Pour les valeurs mobilières, nous assurons l’interface avec la banque dépositaire du client.

Autrement dit, et c’est notre valeur ajoutée, les clients ont la garantie que tout ce qui ne relève pas d’une décision de gestion, pour laquelle ils sont seuls juges, est réalisé dans les règles de l’art pour un coût bien inférieur à celui qu’ils paieraient s’ils devaient avoir les compétences requises en interne.

La digitalisation joue-t-elle un rôle important dans vos opérations?
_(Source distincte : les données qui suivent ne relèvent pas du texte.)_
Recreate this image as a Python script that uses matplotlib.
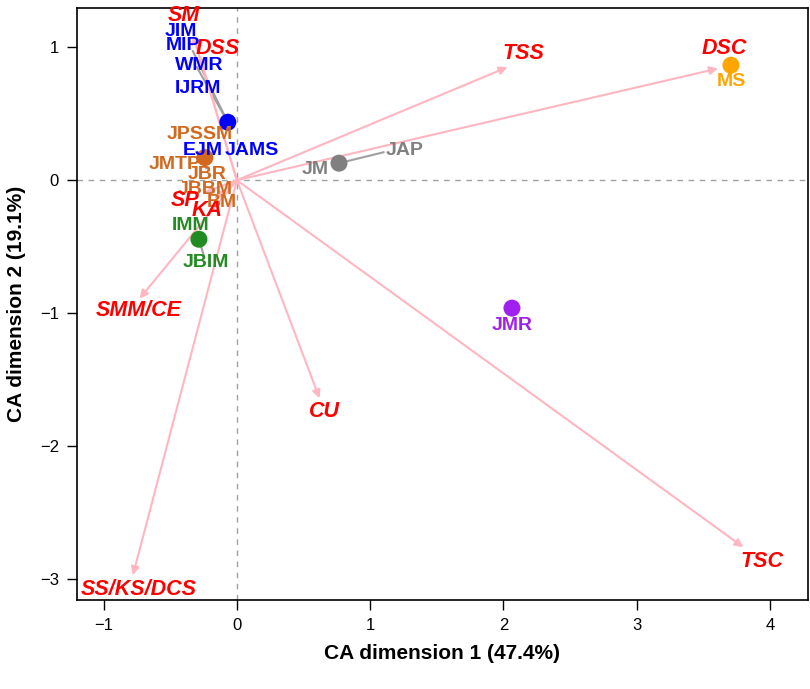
import matplotlib
matplotlib.use("Agg")
import matplotlib.pyplot as plt

plt.rcParams['font.family'] = ['Liberation Sans', 'DejaVu Sans']

# Column variables (arrows): tip coordinates and label positions
col_names = ["SM", "DSS", "TSS", "DSC", "TSC", "CU", "SS/KS/DCS", "SMM/CE", "SP", "KA"]
col_x = [-0.33, -0.28, 2.03, 3.61, 3.80, 0.62, -0.78, -0.73, -0.24, -0.17]
col_y = [1.09, 0.94, 0.85, 0.84, -2.76, -1.64, -2.97, -0.89, -0.09, -0.14]
col_lab_x = [-0.40, -0.14, 2.15, 3.66, 3.94, 0.66, -0.74, -0.74, -0.39, -0.225]
col_lab_y = [1.24, 0.99, 0.95, 0.99, -2.87, -1.74, -3.08, -0.98, -0.15, -0.23]

# Row groups: centroid dot, colour, member labels and their label positions
group_names = ["blue", "brown", "green", "grey", "purple", "orange"]
group_colors = ["#0000FF", "#D2691E", "#228B22", "#808080", "#A020F0", "#FFA500"]
group_x = [-0.068, -0.24, -0.285, 0.766, 2.064, 3.707]
group_y = [0.436, 0.17, -0.444, 0.128, -0.962, 0.865]

row_labels = ["JIM", "MIP", "WMR", "IJRM", "EJM", "JAMS",
              "JPSSM", "JMTP", "JBR", "JBBM", "BM",
              "IMM", "JBIM",
              "JM", "JAP",
              "JMR",
              "MS"]
row_group = [0, 0, 0, 0, 0, 0,
             1, 1, 1, 1, 1,
             2, 2,
             3, 3,
             4,
             5]
row_lab_x = [-0.42, -0.405, -0.285, -0.29, -0.255, 0.11,
             -0.28, -0.465, -0.22, -0.24, -0.11,
             -0.345, -0.23,
             0.585, 1.26,
             2.064,
             3.707]
row_lab_y = [1.12, 1.01, 0.865, 0.69, 0.225, 0.225,
             0.34, 0.12, 0.04, -0.07, -0.165,
             -0.34, -0.62,
             0.083, 0.225,
             -1.09,
             0.74]
# labels linked to their dot by a grey segment (segment end point)
seg_rows = ["MIP", "WMR", "JAP", "JBIM", "JBR"]
seg_end_x = [-0.33, -0.30, 1.10, -0.25, -0.23]
seg_end_y = [0.97, 0.85, 0.21, -0.56, 0.09]

fig = plt.figure(figsize=(8.10, 6.89), dpi=100)
ax = fig.add_axes([0.095, 0.129, 0.9025, 0.859])

ax.set_xlim(-1.20, 4.285)
ax.set_ylim(-3.158, 1.293)

ax.axhline(0, color="#A0A0A0", lw=1, ls=(0, (4, 4)), zorder=1)
ax.axvline(0, color="#A0A0A0", lw=1, ls=(0, (4, 4)), zorder=1)

# grey connector segments
for name, ex, ey in zip(seg_rows, seg_end_x, seg_end_y):
    g = row_group[row_labels.index(name)]
    ax.plot([group_x[g], ex], [group_y[g], ey], color="#A0A0A0", lw=1.5, zorder=2)

# arrows
for x, y in zip(col_x, col_y):
    ax.annotate("", xy=(x, y), xytext=(0, 0),
                arrowprops=dict(arrowstyle="-|>", color="#FFB6C1", lw=1.5,
                                mutation_scale=12, shrinkA=0, shrinkB=0),
                zorder=3)

# dots
for x, y, c in zip(group_x, group_y, group_colors):
    ax.scatter([x], [y], s=150, color=c, zorder=4, edgecolors="none")

# row labels
for name, g, x, y in zip(row_labels, row_group, row_lab_x, row_lab_y):
    ax.text(x, y, name, color=group_colors[g], fontsize=14, fontweight="bold",
            ha="center", va="center", zorder=5)

# column labels
for name, x, y in zip(col_names, col_lab_x, col_lab_y):
    ax.text(x, y, name, color="#FF0000", fontsize=15.5, fontweight="bold",
            fontstyle="italic", ha="center", va="center", zorder=6)

ax.set_xticks([-1, 0, 1, 2, 3, 4])
ax.set_yticks([-3, -2, -1, 0, 1])
ax.set_xticklabels(["\u22121", "0", "1", "2", "3", "4"])
ax.set_yticklabels(["\u22123", "\u22122", "\u22121", "0", "1"])
ax.tick_params(direction="out", length=7, width=1, labelsize=12, pad=6,
               colors="#000000")
for s in ax.spines.values():
    s.set_linewidth(1.2)

ax.set_xlabel("CA dimension 1 (47.4%)", fontsize=15, fontweight="bold", labelpad=8)
ax.set_ylabel("CA dimension 2 (19.1%)", fontsize=15, fontweight="bold", labelpad=10)

fig.savefig("out.png", dpi=100)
Oui clairement. Le Private labelling est un business d’échelle et en conséquence une activité de volume, donc fortement dépendante de l’agilité, de la rapidité et de la qualité d’exécution. Réduire au strict minimum les interventions manuelles est un must. Solufonds a beaucoup investi dans la technologie ces dernières années. C’était la condition sine qua non pour mettre en œuvre des interfaces performantes avec les banques dépositaires d’une part, régies d’autre part. Il reste encore du chemin à faire pour digitaliser l’ensemble des processus sur le front de l’immobilier, qui l’est moins par nature, actes notariés obligent.

Quel est votre modèle de pricing?

C’est un pourcentage des actifs sous gestion que nous confient nos clients. Dans le cas où ces encours n’atteignent pas un certain seuil, la taille critique pour couvrir nos frais de base, un forfait est appliqué. Cette taille critique s’élève à environ 100 millions de francs pour un fonds immobilier. Des commissions sont par ailleurs perçues, qui sont assises sur un pourcentage de la transaction liée à l’acquisition d’un immeuble, ou bien sur la taille d’une augmentation de capital.

Zurich, Morges, quelle sont les prochaines étapes du développement, en Suisse et/ou à l’étranger?

Nos implantations nous permettent d’être proches de nos clients aussi bien en Suisse romande qu’alémanique, nous n’avons pas de projet d’ouvrir d’autres bureaux domestiques. En revanche : nous réfléchissons à conclure un partenariat pour être opérationnel dans d’autres juridictions, le Luxembourg par exemple, de manière à pouvoir servir nos nombreux clients et prospects qui ont des fonds cotés sur les deux places.